Mr Fischer has aroused some irritation from IMF officials and
industrialised countries for his willingness to reach for the
chequebook when crisis threatens, particularly since the IMF has
failed to find a way systematically to compel private investors to
share the pain of debt restructuring.

"I have sat in meetings with Stan Fischer and his first question has
always been: 'how much money can we push at this country?'," says a
senior central banker.

But Mr Fischer says: "What it will take to help a country stabilise
has to be judged on each occasion."

As for the vexed question of forcing private investors to reschedule
debt, he clearly has his doubts. "As of now, we don't have the legal
mechanisms for making that work. We need to sit down now and look at
what a standstill mechanism would look like . . . rather than keep the
debate at this very general level where we seem to be getting nowhere.
Maybe it is impossible."

In the absence of an over-arching new system, he says, it is difficult
to turn down pleas from countries such as Turkey and Argentina
promising tough reform in return for emergency loans. "This is a
co-operative institution," he says. "It has a responsibility when its
members ask for help."

As for those who fret about "moral hazard" - encouraging reckless
lending by private investors who know they will be bailed out - he
says: "Moral hazard is a feature of every insurance arrangement. Those
who emphasise that IMF lending should be smaller and less frequent are
implicitly saying there should be much less international lending and
reliance on international capital markets."
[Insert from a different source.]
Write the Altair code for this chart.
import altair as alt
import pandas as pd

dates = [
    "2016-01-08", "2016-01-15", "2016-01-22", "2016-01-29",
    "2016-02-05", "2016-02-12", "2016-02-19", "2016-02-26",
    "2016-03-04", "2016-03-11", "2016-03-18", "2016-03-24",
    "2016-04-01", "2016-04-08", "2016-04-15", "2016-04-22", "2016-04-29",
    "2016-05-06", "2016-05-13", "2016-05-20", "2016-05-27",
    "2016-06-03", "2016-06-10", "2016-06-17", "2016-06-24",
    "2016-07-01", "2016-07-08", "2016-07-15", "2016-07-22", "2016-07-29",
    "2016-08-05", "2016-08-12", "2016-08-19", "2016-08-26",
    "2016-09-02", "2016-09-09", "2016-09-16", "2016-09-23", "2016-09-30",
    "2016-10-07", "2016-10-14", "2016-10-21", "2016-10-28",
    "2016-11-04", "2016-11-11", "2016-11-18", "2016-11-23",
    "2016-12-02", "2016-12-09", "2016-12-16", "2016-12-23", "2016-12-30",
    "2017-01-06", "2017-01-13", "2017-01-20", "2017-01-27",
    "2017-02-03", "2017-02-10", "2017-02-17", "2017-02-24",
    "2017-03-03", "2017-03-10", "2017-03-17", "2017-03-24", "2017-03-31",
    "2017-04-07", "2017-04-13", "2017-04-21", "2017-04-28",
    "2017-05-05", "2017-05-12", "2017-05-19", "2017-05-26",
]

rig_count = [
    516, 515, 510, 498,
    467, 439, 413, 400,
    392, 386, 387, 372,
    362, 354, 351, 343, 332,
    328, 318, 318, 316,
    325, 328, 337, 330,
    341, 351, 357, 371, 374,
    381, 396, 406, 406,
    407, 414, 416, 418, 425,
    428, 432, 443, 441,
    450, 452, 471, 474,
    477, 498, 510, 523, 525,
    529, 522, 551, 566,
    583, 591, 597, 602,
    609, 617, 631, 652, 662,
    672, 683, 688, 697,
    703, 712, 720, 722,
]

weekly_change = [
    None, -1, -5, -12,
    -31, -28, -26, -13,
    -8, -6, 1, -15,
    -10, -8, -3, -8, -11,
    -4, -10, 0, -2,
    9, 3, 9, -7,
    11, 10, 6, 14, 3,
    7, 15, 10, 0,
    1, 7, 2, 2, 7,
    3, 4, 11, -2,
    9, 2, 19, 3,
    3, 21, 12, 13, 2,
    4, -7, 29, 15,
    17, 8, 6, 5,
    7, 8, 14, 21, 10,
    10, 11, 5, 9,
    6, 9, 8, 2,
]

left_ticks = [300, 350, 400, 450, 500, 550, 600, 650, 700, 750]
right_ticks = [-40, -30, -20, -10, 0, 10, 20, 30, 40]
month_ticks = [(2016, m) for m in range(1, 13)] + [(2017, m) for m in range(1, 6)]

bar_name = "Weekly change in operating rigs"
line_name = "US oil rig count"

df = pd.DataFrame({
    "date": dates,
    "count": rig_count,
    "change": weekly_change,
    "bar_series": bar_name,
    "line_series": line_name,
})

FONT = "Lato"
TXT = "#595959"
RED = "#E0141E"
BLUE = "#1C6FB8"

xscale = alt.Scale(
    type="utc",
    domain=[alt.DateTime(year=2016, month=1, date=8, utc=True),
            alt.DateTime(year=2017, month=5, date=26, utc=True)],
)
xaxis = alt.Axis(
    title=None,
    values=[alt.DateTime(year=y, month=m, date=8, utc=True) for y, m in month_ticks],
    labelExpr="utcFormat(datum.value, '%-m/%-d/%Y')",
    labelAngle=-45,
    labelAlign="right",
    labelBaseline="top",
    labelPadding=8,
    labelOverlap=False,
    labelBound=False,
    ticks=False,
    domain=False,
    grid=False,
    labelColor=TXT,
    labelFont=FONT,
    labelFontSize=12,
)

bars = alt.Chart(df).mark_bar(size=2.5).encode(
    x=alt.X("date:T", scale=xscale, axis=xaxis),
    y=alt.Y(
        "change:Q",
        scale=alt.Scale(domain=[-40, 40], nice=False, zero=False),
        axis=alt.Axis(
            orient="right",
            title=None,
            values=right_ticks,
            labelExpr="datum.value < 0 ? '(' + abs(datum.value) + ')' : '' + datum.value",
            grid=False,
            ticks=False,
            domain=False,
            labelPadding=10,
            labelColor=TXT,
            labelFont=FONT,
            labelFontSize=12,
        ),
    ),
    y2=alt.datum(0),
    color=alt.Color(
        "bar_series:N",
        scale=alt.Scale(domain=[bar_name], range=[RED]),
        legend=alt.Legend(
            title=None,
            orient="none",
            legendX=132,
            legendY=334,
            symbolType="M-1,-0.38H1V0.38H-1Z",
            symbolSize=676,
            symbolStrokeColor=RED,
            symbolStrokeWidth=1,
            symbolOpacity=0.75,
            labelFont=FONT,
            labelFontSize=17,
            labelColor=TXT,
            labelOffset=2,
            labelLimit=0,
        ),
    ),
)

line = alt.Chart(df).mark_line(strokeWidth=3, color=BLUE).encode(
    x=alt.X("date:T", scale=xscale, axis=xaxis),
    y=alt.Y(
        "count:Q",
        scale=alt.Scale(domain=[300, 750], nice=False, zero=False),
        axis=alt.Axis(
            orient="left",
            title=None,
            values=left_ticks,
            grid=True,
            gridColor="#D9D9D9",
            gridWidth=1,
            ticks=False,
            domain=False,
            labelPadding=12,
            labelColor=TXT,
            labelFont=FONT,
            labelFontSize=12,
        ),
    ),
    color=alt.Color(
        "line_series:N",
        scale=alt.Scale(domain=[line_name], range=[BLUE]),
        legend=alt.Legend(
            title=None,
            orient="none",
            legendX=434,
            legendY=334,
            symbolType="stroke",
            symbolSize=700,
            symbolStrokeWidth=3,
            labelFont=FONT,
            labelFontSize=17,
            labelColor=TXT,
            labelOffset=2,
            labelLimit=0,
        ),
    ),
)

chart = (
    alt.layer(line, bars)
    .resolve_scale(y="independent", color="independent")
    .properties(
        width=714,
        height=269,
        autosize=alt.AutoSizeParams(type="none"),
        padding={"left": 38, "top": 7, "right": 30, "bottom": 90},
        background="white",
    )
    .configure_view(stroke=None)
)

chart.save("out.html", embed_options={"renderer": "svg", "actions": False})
The IMF in recent years has also come under fire from a more
fundamental set of critics: anti-globalisation protesters, some of who
m want the fund to close. They have made a start by successfully
cutting next month's annual meetings in half. Mr Fischer is
refreshingly candid about the faults of globalisation.

"Some of the criticisms about the debt of the poorest countries were
valid," he says, in a reference to the heavily indebted poor countries
debt relief initiative. This may surprise some debt relief
campaigners, who found Mr Fischer characteristically courteous but not
particularly sympathetic to their aims. He says: "You need to get
countries into the habit of servicing their debt but it doesn't mean
that in extremis you shouldn't do something."
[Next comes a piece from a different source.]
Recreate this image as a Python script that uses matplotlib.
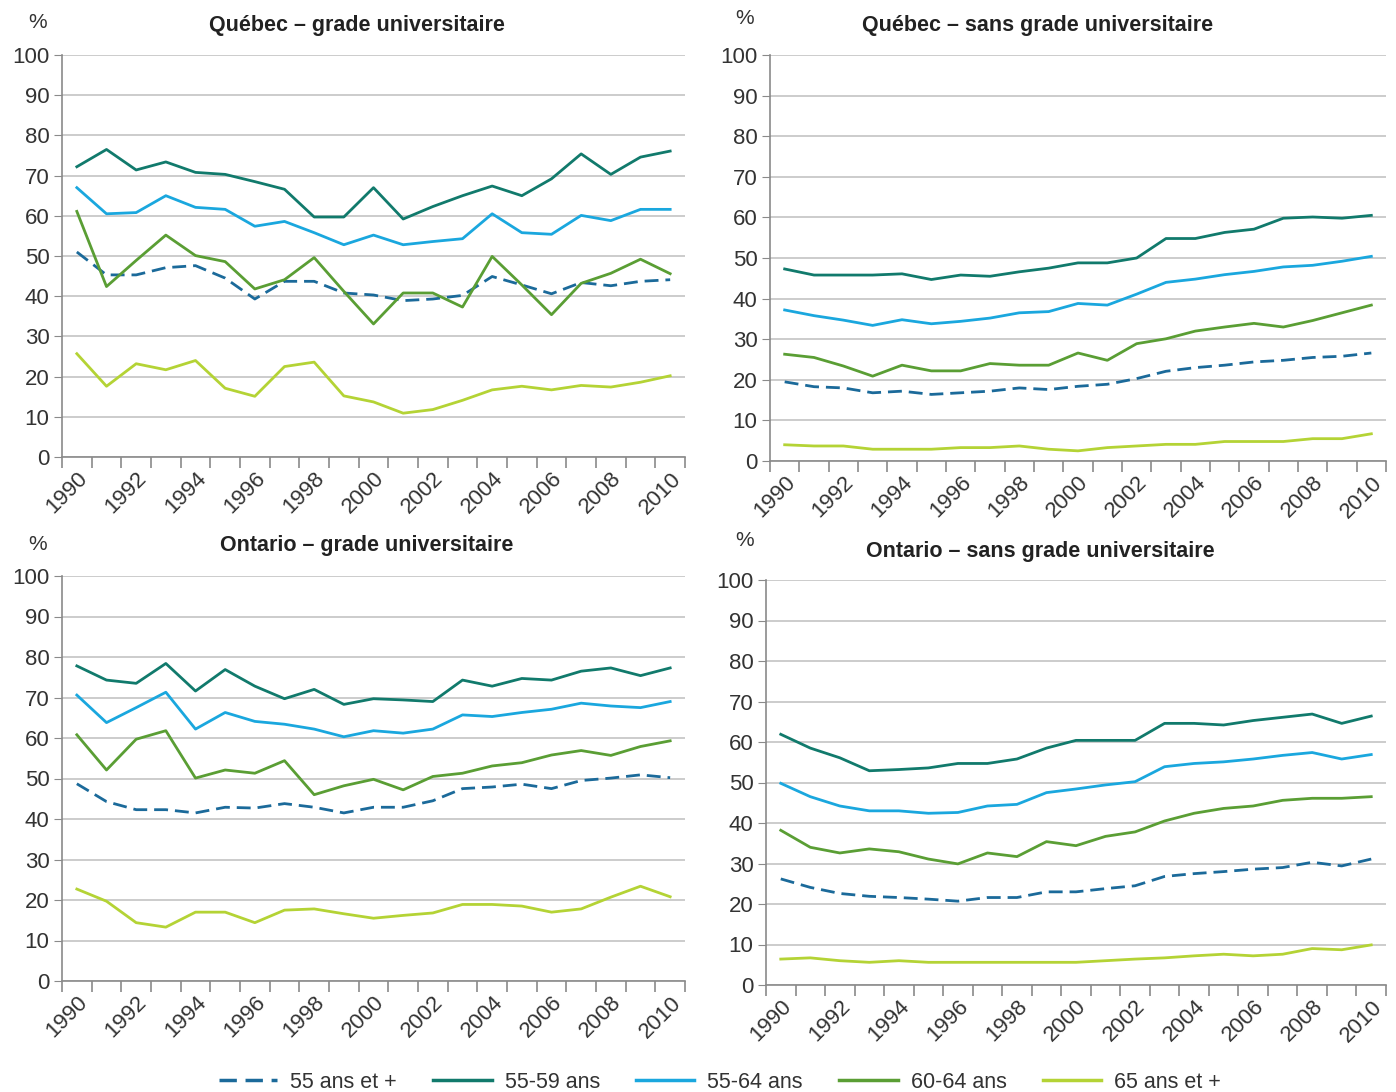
import matplotlib
matplotlib.use("Agg")
import matplotlib.pyplot as plt
from matplotlib.lines import Line2D
import numpy as np

plt.rcParams['font.family'] = ['Liberation Sans Narrow', 'Liberation Sans', 'DejaVu Sans']

years = list(range(1990, 2011))
series_names = ["55 ans et +", "55-59 ans", "55-64 ans", "60-64 ans", "65 ans et +"]
colors = ["#1b6a9a", "#117a6c", "#1aa7de", "#5a9e34", "#b4d335"]
styles = [(0, (5, 2.5)), "-", "-", "-", "-"]

# Québec - grade universitaire
qc_univ_55p = [51.0, 45.3, 45.3, 47.1, 47.6, 44.5, 39.3, 43.7, 43.7, 40.8, 40.3,
               38.9, 39.3, 40.2, 44.9, 42.8, 40.6, 43.4, 42.6, 43.7, 44.1]
qc_univ_5559 = [72.2, 76.5, 71.4, 73.4, 70.8, 70.3, 68.5, 66.6, 59.7, 59.7, 67.0,
                59.2, 62.3, 65.0, 67.4, 65.0, 69.2, 75.4, 70.3, 74.6, 76.1]
qc_univ_5564 = [67.0, 60.5, 60.8, 65.0, 62.1, 61.6, 57.4, 58.6, 55.8, 52.8, 55.2,
                52.8, 53.6, 54.3, 60.5, 55.8, 55.4, 60.1, 58.8, 61.6, 61.6]
qc_univ_6064 = [61.1, 42.4, 48.9, 55.2, 50.1, 48.6, 41.8, 44.1, 49.6, 41.2, 33.1,
                40.8, 40.8, 37.3, 49.9, 42.8, 35.4, 43.2, 45.7, 49.2, 45.6]
qc_univ_65p = [25.7, 17.6, 23.2, 21.7, 24.0, 17.1, 15.1, 22.5, 23.6, 15.2, 13.7,
               10.9, 11.8, 14.1, 16.7, 17.6, 16.7, 17.8, 17.4, 18.6, 20.2]

# Québec - sans grade universitaire
qc_sans_55p = [19.5, 18.3, 18.0, 16.8, 17.2, 16.4, 16.8, 17.2, 18.0, 17.6, 18.4,
               18.9, 20.3, 22.1, 23.0, 23.6, 24.4, 24.8, 25.5, 25.8, 26.6]
qc_sans_5559 = [47.3, 45.8, 45.8, 45.8, 46.1, 44.7, 45.8, 45.5, 46.6, 47.5, 48.8,
                48.8, 50.0, 54.8, 54.8, 56.3, 57.1, 59.8, 60.1, 59.8, 60.5]
qc_sans_5564 = [37.2, 35.8, 34.7, 33.4, 34.8, 33.8, 34.4, 35.2, 36.5, 36.8, 38.8,
                38.4, 41.1, 44.0, 44.8, 45.9, 46.7, 47.8, 48.2, 49.2, 50.4]
qc_sans_6064 = [26.3, 25.5, 23.4, 20.9, 23.6, 22.2, 22.2, 24.0, 23.6, 23.6, 26.6,
                24.8, 28.9, 30.1, 32.0, 33.0, 33.9, 33.0, 34.6, 36.5, 38.4]
qc_sans_65p = [4.0, 3.7, 3.7, 2.9, 2.9, 2.9, 3.3, 3.3, 3.7, 2.9, 2.5,
               3.3, 3.7, 4.1, 4.1, 4.8, 4.8, 4.8, 5.5, 5.5, 6.7]

# Ontario - grade universitaire
on_univ_55p = [48.7, 44.3, 42.3, 42.3, 41.5, 42.9, 42.7, 43.8, 42.9, 41.5, 42.9,
               42.9, 44.5, 47.5, 47.9, 48.6, 47.5, 49.5, 50.1, 50.9, 50.2]
on_univ_5559 = [77.8, 74.3, 73.5, 78.4, 71.6, 76.9, 72.8, 69.7, 72.0, 68.3, 69.7,
                69.4, 69.0, 74.3, 72.8, 74.7, 74.3, 76.5, 77.3, 75.4, 77.3]
on_univ_5564 = [70.6, 63.8, 67.5, 71.3, 62.2, 66.3, 64.1, 63.4, 62.2, 60.3, 61.8,
                61.2, 62.2, 65.7, 65.3, 66.3, 67.1, 68.6, 67.9, 67.5, 69.0]
on_univ_6064 = [60.8, 52.1, 59.7, 61.8, 50.1, 52.1, 51.3, 54.4, 46.0, 48.2, 49.8,
                47.2, 50.5, 51.3, 53.1, 53.9, 55.8, 56.9, 55.7, 57.9, 59.3]
on_univ_65p = [22.7, 19.7, 14.4, 13.3, 17.0, 17.0, 14.4, 17.5, 17.8, 16.6, 15.5,
               16.2, 16.8, 18.9, 18.9, 18.5, 17.0, 17.8, 20.7, 23.4, 20.8]

# Ontario - sans grade universitaire
on_sans_55p = [26.2, 24.1, 22.6, 21.9, 21.6, 21.2, 20.7, 21.6, 21.6, 23.0, 23.0,
               23.8, 24.5, 26.8, 27.5, 28.0, 28.6, 29.0, 30.3, 29.4, 31.1]
on_sans_5559 = [61.9, 58.5, 56.1, 52.9, 53.2, 53.6, 54.7, 54.7, 55.8, 58.5, 60.4,
                60.4, 60.4, 64.6, 64.6, 64.2, 65.3, 66.1, 66.9, 64.6, 66.4]
on_sans_5564 = [49.8, 46.5, 44.2, 43.0, 43.0, 42.4, 42.6, 44.2, 44.6, 47.5, 48.4,
                49.4, 50.2, 53.9, 54.7, 55.1, 55.8, 56.7, 57.4, 55.8, 56.9]
on_sans_6064 = [38.2, 34.0, 32.6, 33.6, 32.9, 31.1, 29.9, 32.6, 31.7, 35.4, 34.4,
                36.7, 37.8, 40.5, 42.4, 43.6, 44.2, 45.6, 46.1, 46.1, 46.5]
on_sans_65p = [6.4, 6.7, 6.0, 5.6, 6.0, 5.6, 5.6, 5.6, 5.6, 5.6, 5.6,
               6.0, 6.4, 6.7, 7.2, 7.6, 7.2, 7.6, 9.0, 8.7, 9.9]

panels = [
    ("Québec – grade universitaire",
     [qc_univ_55p, qc_univ_5559, qc_univ_5564, qc_univ_6064, qc_univ_65p]),
    ("Québec – sans grade universitaire",
     [qc_sans_55p, qc_sans_5559, qc_sans_5564, qc_sans_6064, qc_sans_65p]),
    ("Ontario – grade universitaire",
     [on_univ_55p, on_univ_5559, on_univ_5564, on_univ_6064, on_univ_65p]),
    ("Ontario – sans grade universitaire",
     [on_sans_55p, on_sans_5559, on_sans_5564, on_sans_6064, on_sans_65p]),
]

W, H = 1396, 1092
# pixel boxes: left, right, top(100), bottom(0); title centre x,y; % x,y
boxes = [
    (62, 685, 55, 457, 357, 25, 38, 22),
    (770, 1386, 55, 461, 1038, 25, 745, 19),
    (62, 685, 576, 981, 367, 546, 38, 544),
    (766, 1386, 580, 985, 1040, 551, 745, 540),
]

fig = plt.figure(figsize=(W / 100, H / 100), dpi=100)
text_col = "#333333"
x = np.arange(len(years))

for (title, data), (l, r, t, b, tx, ty, px, py) in zip(panels, boxes):
    ax = fig.add_axes([l / W, 1 - b / H, (r - l) / W, (b - t) / H])
    for vals, c, ls in zip(data, colors, styles):
        ax.plot(x, vals, color=c, lw=2.0, ls=ls, zorder=3)
    ax.set_xlim(-0.5, len(years) - 0.5)
    ax.set_ylim(0, 100)
    ax.set_yticks(range(0, 101, 10))
    ax.yaxis.grid(True, color="#c8c8c8", lw=1.3)
    ax.set_axisbelow(True)
    for s in ["top", "right"]:
        ax.spines[s].set_visible(False)
    for s in ["left", "bottom"]:
        ax.spines[s].set_color("#8a8a8a")
        ax.spines[s].set_linewidth(1.2)
    ax.tick_params(axis="y", length=6, color="#8a8a8a", labelsize=16,
                   labelcolor=text_col, pad=3)
    ax.set_xticks(x[::2])
    ax.set_xticklabels([str(yr) for yr in years[::2]], rotation=45,
                       ha="right", va="top", rotation_mode="anchor")
    ax.set_xticks(np.arange(-0.5, len(years)), minor=True)
    ax.tick_params(axis="x", which="major", length=0, labelsize=16,
                   labelcolor=text_col, pad=8)
    ax.tick_params(axis="x", which="minor", length=8, color="#8a8a8a", width=1.2)
    fig.text(tx / W, 1 - ty / H, title, ha="center", va="center",
             fontsize=15.5, fontweight="bold", color="#222222")
    fig.text(px / W, 1 - py / H, "%", ha="center", va="center",
             fontsize=15, color=text_col)

handles = [Line2D([0], [0], color=c, lw=2.5, ls=ls) for c, ls in zip(colors, styles)]
fig.legend(handles, series_names, loc="center", bbox_to_anchor=(720 / W, 1 - 1082 / H),
           ncol=5, frameon=False, fontsize=15.5, handlelength=2.7, handletextpad=0.6,
           columnspacing=1.7, labelcolor=text_col)

fig.savefig("out.png", dpi=100)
Similarly, he accepts that economic globalisation has its downside.
"Things do need to be fixed with globalisation," he says, and calls
for more transparency about what investors in emerging markets are up
to. "Health issues and the transfer of technology in developing
countries are also valid concerns. There will be dislocations in the
process of integrating into the global economy and we need to find
better ways to compensate the losers."

But, like all applied economists, he gets frustrated with abstract
debates. "I have concluded that as long as we keep the debate at the
level of: 'Globalisation: are you for it or against it?', we will get
nowhere."

Following a farewell dinner - the invitation list included Mr Rubin
and Mr Summers as well as Domingo Cavallo, the Argentine finance
minister - Mr Fischer is now considering what to do next. Some
combination of academia, policy advising and working in the private
sector seems likely. One rumour in Washington is that Goldman Sachs
may secure his services.

But given his evident love of being at the centre of the policy debate
and his great popularity with developing countries - 20 of which
unsuccessfully nominated him to be managing director of the IMF last
year - one natural berth for Mr Fischer might be the World Bank.
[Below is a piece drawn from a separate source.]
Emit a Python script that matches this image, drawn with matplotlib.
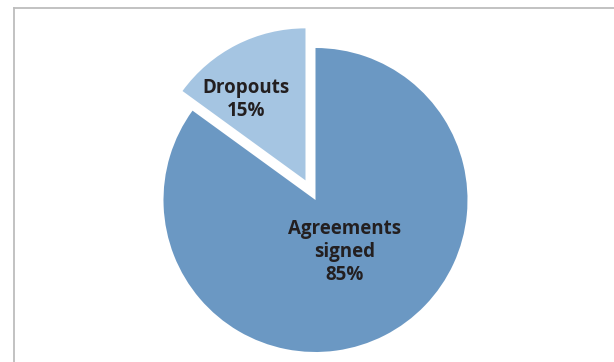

As a former chief economist at the bank and having been born in what
is now Zambia - though a naturalised American - Mr Fischer could
easily turn up in some role at the institution. Nor would it involve
much dislocation for him, being just across 19th Street in Washington
DC from the IMF.

Is that his intention? "As I said when I was first asked about the
World Bank, I will cross that street when I come to it," he beams.